Sunday, January 25, 2009

A Harsh Thing to a Dear Friend

Last night around ten o'clock I had a revelation that immediately nauseated me and sickened me in my heart. Months ago a friend asked if I would take photos at their anniversary party, and I said yes, even though I had my reservations about the quality of the finished product. I had it on my calendar, we spoke two days beforehand...and I still forgot. I mean, not even a niggling feeling about having forgotten something important. Not until ten o'clock that night! I am embarrassed to my core, and my basest instincts scream at me to never show my face at church again. I know that is the absolute most immature thing I could do, and I will face the hurt I have caused others, but I know there is nothing I can do to make it up to her; there won't be another 25th anniversary, her family has gone home. I can only apologize from my heart. I know she will forgive me, but I can't say the relationship won't be damaged.

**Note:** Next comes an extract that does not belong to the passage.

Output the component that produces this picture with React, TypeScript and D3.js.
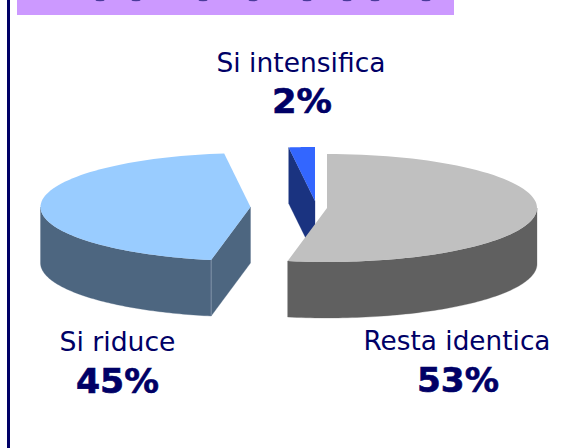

This has always been what I consider my deepest flaw-remembering important dates and appointments. It happens a lot, but usually in batches. It is humbling to the extreme, much like the apostle Paul's renowned thorn in his side. I resolve to never let things like this happen again, but I have to face and accept that I am unreliable. The biggest kicker is that I really, really like to do things for other people, to serve them and make them happy. When I allow things like this to happen it lessens my opportunities because poeple cannot trust me to come through for them.

The thing is, how to I keep from using this as an excuse? How do I refrain from saying "Oh well, I will probably forget anyway so I won't even try." I have to be honest, at this point in time I am really wrestling with wanting to give up all my volunteer duties. I can't fail if I don't participate. Maybe that's why I didn't formally exercise for years, and why I am so inconsistent with my Bible-reading.

The biggest thing here, though, is not my humility. I get regular drenching doses of humiliation. The bigger question for me is "How does this make me more reliant on God?" From where I sit, at this moment, I don't know what that means.